I hired a contractor who insulated my wall with a layer of pink insulation material, and plaster-board, then another layer -- two layers were what were recommended. I had three layers installed. And still ...

I did a dreadful, revengeful, ridiculous, ineffective, nonsensical, truly foolish thing.

I put four loudspeakers on the ledge outside my rear window that focused on Stafford's studio wall. Using my theater amplifiers, (sound equipment that could fill a large theater) I played Mahler's "Fifth Symphony" at top volume.

While it was playing, JC, more than a block away on Fifth Avenue, heard the Mahler's Fifth resonating.

No comment,, or response from Stafford, just a response JC who said, "Don't do that again, Em. We have to solve this another way."

We hired a lawyer. Our lawyer, Stafford's lawyer and the three of us met. No solution evolved. When he worked, I couldn't work. and I had no ability to control his schedule.

John suggested we hire Stafford record the sound effects for my play, "People in Show Biz Make Long Goodbyes." Stafford did a good job. And that kept me at the Orpheum theater, out of my studio for nine weeks.
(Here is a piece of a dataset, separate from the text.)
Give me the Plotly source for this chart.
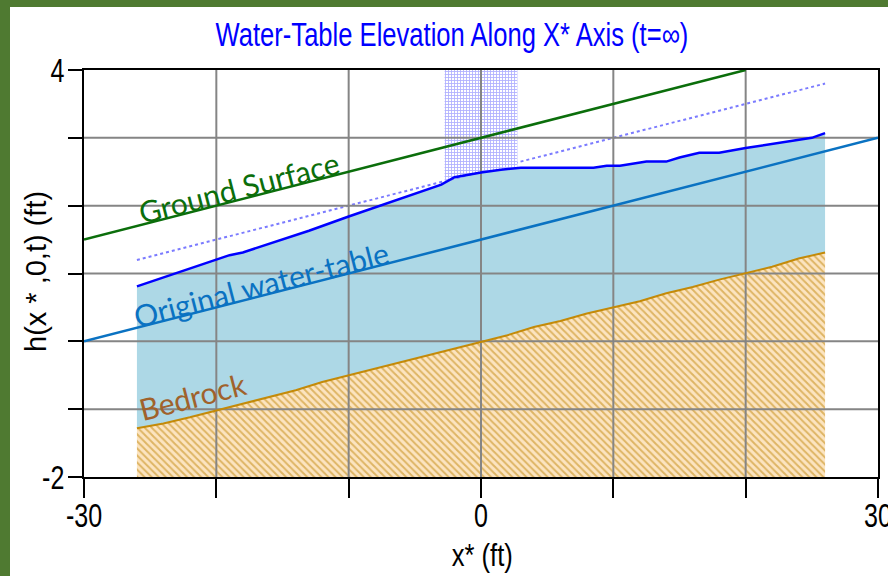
import numpy as np
import plotly.graph_objects as go

# ---------------- data ----------------
X_RANGE = [-30, 30]
Y_RANGE = [-2, 4]
X_TICKS = [-30, -20, -10, 0, 10, 20, 30]
X_TICKTEXT = ["-30", "", "", "0", "", "", "30"]
Y_TICKS = [-2, -1, 0, 1, 2, 3, 4]
Y_TICKTEXT = ["-2", "", "", "", "", "", "4"]
X_GRID = [-20, -10, 0, 10, 20]
Y_GRID = [-1, 0, 1, 2, 3]

# ground surface
ground_x = [-30, 20]
ground_y = [1.5, 4.0]

# original water-table
orig_x = [-30, 30]
orig_y = [0.0, 3.0]

# dotted reference line
dot_x = [-26, 26]
dot_y = [1.2, 3.8]

# steady-state water table
wt_x = [-26, -22, -19, -18, -13, -10, -6, -3, -2, 0, 1.5, 3, 8.5, 9.5, 10.5,
        12.5, 14, 15, 16.5, 18, 20, 22, 25, 26]
wt_y = [0.81, 1.07, 1.27, 1.31, 1.63, 1.84, 2.11, 2.31, 2.42, 2.49, 2.53, 2.56,
        2.56, 2.59, 2.59, 2.65, 2.65, 2.71, 2.78, 2.78, 2.85, 2.91, 3.0, 3.07]

# bedrock
bed_x = [-26, -24, -22, -20, -18, -16, -14, -12, -10, -8, -6, -4, -2, 0, 2, 4,
         6, 8, 10, 12, 14, 16, 18, 20, 22, 24, 26]
bed_y = [-1.28, -1.21, -1.12, -1.02, -0.93, -0.82, -0.72, -0.60, -0.50, -0.41,
         -0.30, -0.21, -0.10, 0.00, 0.09, 0.21, 0.30, 0.41, 0.50, 0.59, 0.71,
         0.80, 0.91, 1.01, 1.10, 1.22, 1.31]

# recharge zone (cross-hatched)
hatch_x = [-2.75, 2.75]

TITLE = "Water-Table Elevation Along X* Axis (t=\u221e)"
XLABEL = "x* (ft)"
YLABEL = "h(x * ,0,t) (ft)"

# ---------------- layout constants ----------------
W, H = 888, 576
ML, MR, MT, MB = 84, 10, 70, 99
PW, PH = W - ML - MR, H - MT - MB

SANS = "Liberation Sans, Arial, sans-serif"
LABEL = "Lato, Open Sans, sans-serif"

def px_to_paper_x(px):
    return (px - ML) / PW

def px_to_paper_y(py):
    return (H - MB - py) / PH

fig = go.Figure()

# bedrock fill
fig.add_trace(go.Scatter(
    x=bed_x + [bed_x[-1], bed_x[0]],
    y=bed_y + [Y_RANGE[0], Y_RANGE[0]],
    fill="toself", mode="none",
    fillcolor="#FCE4C0",
    fillpattern=dict(shape="\\", fgcolor="#C08508", bgcolor="#FCE4C0",
                     size=5, solidity=0.4),
    hoverinfo="skip", showlegend=False))

# saturated zone fill
fig.add_trace(go.Scatter(
    x=wt_x + bed_x[::-1],
    y=wt_y + bed_y[::-1],
    fill="toself", mode="none", fillcolor="#ADD8E6",
    hoverinfo="skip", showlegend=False))

# dotted line
fig.add_trace(go.Scatter(
    x=dot_x, y=dot_y, mode="lines",
    line=dict(color="#7B7BFF", width=2, dash="dot"),
    hoverinfo="skip", showlegend=False))

# recharge hatch
hx = [hatch_x[0]] + [x for x in wt_x if hatch_x[0] < x < hatch_x[1]] + [hatch_x[1]]
hy = list(np.interp(hx, wt_x, wt_y))
fig.add_trace(go.Scatter(
    x=hx + [hatch_x[1], hatch_x[0]],
    y=hy + [Y_RANGE[1], Y_RANGE[1]],
    fill="toself", mode="none", fillcolor="white",
    fillpattern=dict(shape="+", fgcolor="#6464FF", bgcolor="white",
                     size=3, solidity=0.5),
    hoverinfo="skip", showlegend=False))

# grid lines (drawn above fills)
gx, gy = [], []
for v in X_GRID:
    gx += [v, v, None]
    gy += [Y_RANGE[0], Y_RANGE[1], None]
for v in Y_GRID:
    gx += [X_RANGE[0], X_RANGE[1], None]
    gy += [v, v, None]
fig.add_trace(go.Scatter(x=gx, y=gy, mode="lines",
                         line=dict(color="#858585", width=2),
                         hoverinfo="skip", showlegend=False))

# lines
fig.add_trace(go.Scatter(x=bed_x, y=bed_y, mode="lines",
                         line=dict(color="#C48A08", width=2),
                         hoverinfo="skip", showlegend=False))
fig.add_trace(go.Scatter(x=orig_x, y=orig_y, mode="lines",
                         line=dict(color="#0A72C2", width=2.5),
                         hoverinfo="skip", showlegend=False))
fig.add_trace(go.Scatter(x=ground_x, y=ground_y, mode="lines",
                         line=dict(color="#0B6E0B", width=2.5),
                         hoverinfo="skip", showlegend=False))
fig.add_trace(go.Scatter(x=wt_x, y=wt_y, mode="lines",
                         line=dict(color="#0000FF", width=2.5),
                         hoverinfo="skip", showlegend=False))

angle = -14.4
annotations = [
    dict(x=-18.26, y=2.27, text="Ground Surface", font=dict(family=LABEL, size=30, color="#0B6E0B")),
    dict(x=-16.59, y=0.85, text="Original water-table", font=dict(family=LABEL, size=30, color="#0A72C2")),
    dict(x=-21.77, y=-0.81, text="Bedrock", font=dict(family=LABEL, size=30, color="#A0622C")),
]
for a in annotations:
    a.update(xref="x", yref="y", showarrow=False, textangle=angle,
             xanchor="center", yanchor="middle")

annotations += [
    dict(xref="paper", yref="paper", x=px_to_paper_x(482), y=px_to_paper_y(555),
         text=XLABEL, showarrow=False, xanchor="center", yanchor="middle",
         font=dict(family=SANS, size=32, color="black")),
    dict(xref="paper", yref="paper", x=px_to_paper_x(36), y=px_to_paper_y(272),
         text=YLABEL, showarrow=False, xanchor="center", yanchor="middle",
         textangle=-90, font=dict(family=SANS, size=29, color="black")),
]

axis_common = dict(showgrid=False, zeroline=False, showline=True, mirror=True,
                   linecolor="black", linewidth=2, ticks="outside",
                   tickcolor="black", tickwidth=2, automargin=False,
                   ticklabeloverflow="allow",
                   tickfont=dict(family=SANS, size=33, color="black"))

fig.update_layout(
    width=W, height=H,
    margin=dict(l=ML, r=MR, t=MT, b=MB, pad=0),
    paper_bgcolor="#4F7A31",
    plot_bgcolor="white",
    title=dict(text=TITLE, x=452 / W, y=1 - 34 / H, xref="container", yref="container",
               xanchor="center", yanchor="middle",
               font=dict(family=SANS, size=33, color="#0000FF")),
    xaxis=dict(range=X_RANGE, tickvals=X_TICKS, ticktext=X_TICKTEXT,
               ticklen=19, ticklabelstandoff=-11, **axis_common),
    yaxis=dict(range=Y_RANGE, tickvals=Y_TICKS, ticktext=Y_TICKTEXT,
               ticklen=14, ticklabelstandoff=-3, **axis_common),
    annotations=annotations,
    shapes=[dict(type="rect", xref="paper", yref="paper", layer="below",
                 x0=px_to_paper_x(10), x1=px_to_paper_x(W + 20),
                 y0=px_to_paper_y(H + 20), y1=px_to_paper_y(7),
                 fillcolor="white", line=dict(width=0))],
    showlegend=False,
)

# page tweaks: no body margin; condensed look for the narrow-font texts
POST = """
document.body.style.margin = '0';
var gd = document.getElementById('{plot_id}');
function squeeze(list, s) {
  list.forEach(function(el) {
    var b = el.getBBox();
    var anchor = el.getAttribute('text-anchor') || 'start';
    var cx = anchor === 'middle' ? b.x + b.width / 2 : (anchor === 'end' ? b.x + b.width : b.x);
    var t = el.getAttribute('transform') || '';
    el.setAttribute('transform', t + ' translate(' + cx + ',0) scale(' + s + ',1) translate(' + (-cx) + ',0)');
  });
}
squeeze(Array.from(gd.querySelectorAll('.gtitle')), 0.775);
squeeze(Array.from(gd.querySelectorAll('.xtick text, .ytick text')), 0.76);
squeeze(Array.from(gd.querySelectorAll('.annotation-text')).filter(function(el) {
  return el.textContent === 'x* (ft)';
}), 0.80);
"""

fig.write_html("out.html", post_script=POST, config={"displayModeBar": False})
Stafford sold his studio. The buyer turned it into a party room and if he gave parties, we never heard a sound. (Three layers of insulation took care of it.)

Even now, when a car drives by with its radio playing, the rhythm bothers me. I'm not able to think, work, dance, or do domestic chores while someone's invading my space. Once they drive on, I'm okay.

Yes, I'm damaged goods. If someone parks on our street and listens to their radio ... I pop in my Flents foam ear plus -- I've got sixteen boxes -- 25 pairs per box -- sitting on my shelf.

2 comments:

Carola said...

We had neighbors who played loud rap music after 2 AM (must have been at work up until that time). It resonated with our walls, even though there was 6 feet of yard between them. It was a terrible time. Ultimately they had a loud party, the neighbors called the police, and the landlord kicked them out. Fortunately we have a quiet family living next door to us now, but the house is for sale!! What next? A barking dog? Teenagers with drums?

Lane Aldridge said...

As funny as this isn't, really, you did give me a good laugh! I hate audio-invasion, too. For example--at a stoplight when the guy in the car next to me is playing (what HE calls) 'music' so loudly that my car doors are vibrating and I can feel every pulse of it throughout my entire body, --well, let me just say that if many other people feel as I do, and with Arizona's new and ridiculously relaxed gun laws now, Tucson decibels may soon lower considerably!